### Written exercise
Transcribe the material word for word, but without the images.

===== Data block

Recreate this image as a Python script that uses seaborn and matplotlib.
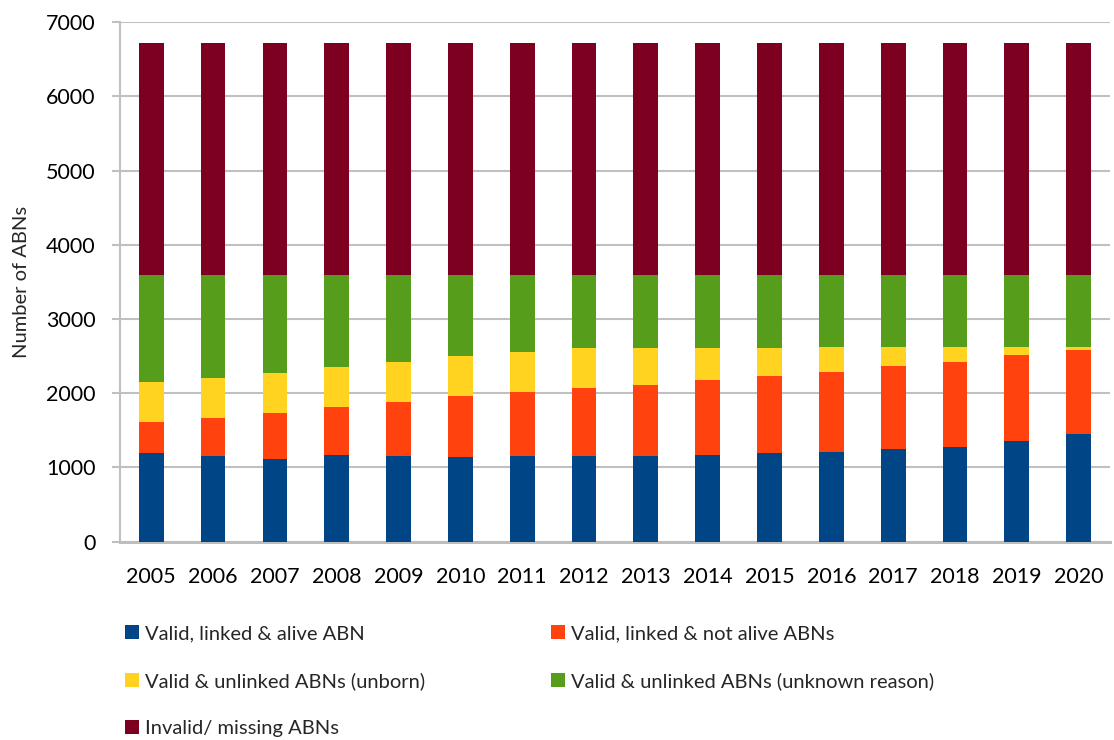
import matplotlib
matplotlib.use("Agg")
import matplotlib.pyplot as plt
from matplotlib.patches import Patch
import seaborn as sns
import pandas as pd
import numpy as np

# ABN linkage status by year
years = ["2005", "2006", "2007", "2008", "2009", "2010", "2011", "2012",
         "2013", "2014", "2015", "2016", "2017", "2018", "2019", "2020"]
linked_alive = [1190, 1158, 1117, 1171, 1149, 1144, 1153, 1158,
                1153, 1171, 1198, 1211, 1252, 1279, 1351, 1445]
linked_not_alive = [421, 507, 615, 646, 736, 817, 866, 911,
                    965, 1001, 1036, 1073, 1117, 1144, 1158, 1139]
unlinked_unborn = [538, 542, 538, 538, 533, 538, 543, 542,
                   493, 444, 382, 336, 251, 197, 116, 41]
unlinked_unknown = [1441, 1383, 1319, 1234, 1171, 1090, 1027, 978,
                    978, 973, 973, 969, 969, 969, 964, 964]
invalid_missing = [3128, 3128, 3128, 3128, 3128, 3128, 3128, 3128,
                   3128, 3128, 3128, 3128, 3128, 3128, 3128, 3128]

series_names = ["Valid, linked & alive ABN",
                "Valid, linked & not alive ABNs",
                "Valid & unlinked ABNs (unborn)",
                "Valid & unlinked ABNs (unknown reason)",
                "Invalid/ missing ABNs"]
series_values = [linked_alive, linked_not_alive, unlinked_unborn,
                 unlinked_unknown, invalid_missing]
colors = ["#004586", "#ff420e", "#ffd320", "#579d1c", "#7e0021"]

df = pd.DataFrame({"year": years})
for name, vals in zip(series_names, series_values):
    df[name] = vals
# cumulative heights so each layer sits on the ones below it
cum = df[series_names].cumsum(axis=1)
for name in series_names:
    df["cum_" + name] = cum[name]

sns.set_style("white")
plt.rcParams["font.family"] = ["Lato", "DejaVu Sans"]

fig = plt.figure(figsize=(11.14, 7.40), dpi=100)
ax = fig.add_axes([0.108, 0.268, 0.888, 0.702])

# draw tallest cumulative layer first, smaller ones on top
for name, col in reversed(list(zip(series_names, colors))):
    sns.barplot(data=df, x="year", y="cum_" + name, color=col, width=0.4,
                saturation=1, linewidth=0, ax=ax, zorder=3)

ax.set_ylim(0, 7000)
ax.set_yticks(np.arange(0, 7001, 1000))
ax.set_xlim(-0.5, len(years) - 0.5)
ax.yaxis.grid(True, color="#c0c0c0", linewidth=1.5, zorder=0)
ax.set_axisbelow(True)

for side in ["top", "right"]:
    ax.spines[side].set_visible(False)
ax.spines["left"].set_color("#c0c0c0")
ax.spines["left"].set_linewidth(1.5)
ax.spines["bottom"].set_color("#bdbdbd")
ax.spines["bottom"].set_linewidth(2.2)

ax.tick_params(axis="y", which="both", left=True, length=6, width=1.5,
               color="#c0c0c0", labelsize=15.5, pad=12, labelcolor="black")
ax.tick_params(axis="x", bottom=False, labelsize=15.5, pad=15, labelcolor="black")
ax.set_xlabel("")
ax.set_ylabel("Number of ABNs", fontsize=14.5)
ax.yaxis.set_label_coords(-0.091, 0.5)

handles = [Patch(facecolor=c, edgecolor="none") for c in colors]
order = [0, 2, 4, 1, 3]
fig.legend([handles[i] for i in order], [series_names[i] for i in order],
           loc="upper left", bbox_to_anchor=(0.1122, 0.155), ncol=2,
           frameon=False, fontsize=14.5, handlelength=0.7, handleheight=0.7,
           handletextpad=0.3, columnspacing=6.25, labelspacing=1.47,
           borderaxespad=0, borderpad=0)

fig.savefig("out.png", dpi=100)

==========

### Response below
Recreate this image as a Python script that uses seaborn and matplotlib.
import matplotlib
matplotlib.use("Agg")
import matplotlib.pyplot as plt
from matplotlib.patches import Patch
import seaborn as sns
import pandas as pd
import numpy as np

# ABN linkage status by year
years = ["2005", "2006", "2007", "2008", "2009", "2010", "2011", "2012",
         "2013", "2014", "2015", "2016", "2017", "2018", "2019", "2020"]
linked_alive = [1190, 1158, 1117, 1171, 1149, 1144, 1153, 1158,
                1153, 1171, 1198, 1211, 1252, 1279, 1351, 1445]
linked_not_alive = [421, 507, 615, 646, 736, 817, 866, 911,
                    965, 1001, 1036, 1073, 1117, 1144, 1158, 1139]
unlinked_unborn = [538, 542, 538, 538, 533, 538, 543, 542,
                   493, 444, 382, 336, 251, 197, 116, 41]
unlinked_unknown = [1441, 1383, 1319, 1234, 1171, 1090, 1027, 978,
                    978, 973, 973, 969, 969, 969, 964, 964]
invalid_missing = [3128, 3128, 3128, 3128, 3128, 3128, 3128, 3128,
                   3128, 3128, 3128, 3128, 3128, 3128, 3128, 3128]

series_names = ["Valid, linked & alive ABN",
                "Valid, linked & not alive ABNs",
                "Valid & unlinked ABNs (unborn)",
                "Valid & unlinked ABNs (unknown reason)",
                "Invalid/ missing ABNs"]
series_values = [linked_alive, linked_not_alive, unlinked_unborn,
                 unlinked_unknown, invalid_missing]
colors = ["#004586", "#ff420e", "#ffd320", "#579d1c", "#7e0021"]

df = pd.DataFrame({"year": years})
for name, vals in zip(series_names, series_values):
    df[name] = vals
# cumulative heights so each layer sits on the ones below it
cum = df[series_names].cumsum(axis=1)
for name in series_names:
    df["cum_" + name] = cum[name]

sns.set_style("white")
plt.rcParams["font.family"] = ["Lato", "DejaVu Sans"]

fig = plt.figure(figsize=(11.14, 7.40), dpi=100)
ax = fig.add_axes([0.108, 0.268, 0.888, 0.702])

# draw tallest cumulative layer first, smaller ones on top
for name, col in reversed(list(zip(series_names, colors))):
    sns.barplot(data=df, x="year", y="cum_" + name, color=col, width=0.4,
                saturation=1, linewidth=0, ax=ax, zorder=3)

ax.set_ylim(0, 7000)
ax.set_yticks(np.arange(0, 7001, 1000))
ax.set_xlim(-0.5, len(years) - 0.5)
ax.yaxis.grid(True, color="#c0c0c0", linewidth=1.5, zorder=0)
ax.set_axisbelow(True)

for side in ["top", "right"]:
    ax.spines[side].set_visible(False)
ax.spines["left"].set_color("#c0c0c0")
ax.spines["left"].set_linewidth(1.5)
ax.spines["bottom"].set_color("#bdbdbd")
ax.spines["bottom"].set_linewidth(2.2)

ax.tick_params(axis="y", which="both", left=True, length=6, width=1.5,
               color="#c0c0c0", labelsize=15.5, pad=12, labelcolor="black")
ax.tick_params(axis="x", bottom=False, labelsize=15.5, pad=15, labelcolor="black")
ax.set_xlabel("")
ax.set_ylabel("Number of ABNs", fontsize=14.5)
ax.yaxis.set_label_coords(-0.091, 0.5)

handles = [Patch(facecolor=c, edgecolor="none") for c in colors]
order = [0, 2, 4, 1, 3]
fig.legend([handles[i] for i in order], [series_names[i] for i in order],
           loc="upper left", bbox_to_anchor=(0.1122, 0.155), ncol=2,
           frameon=False, fontsize=14.5, handlelength=0.7, handleheight=0.7,
           handletextpad=0.3, columnspacing=6.25, labelspacing=1.47,
           borderaxespad=0, borderpad=0)

fig.savefig("out.png", dpi=100)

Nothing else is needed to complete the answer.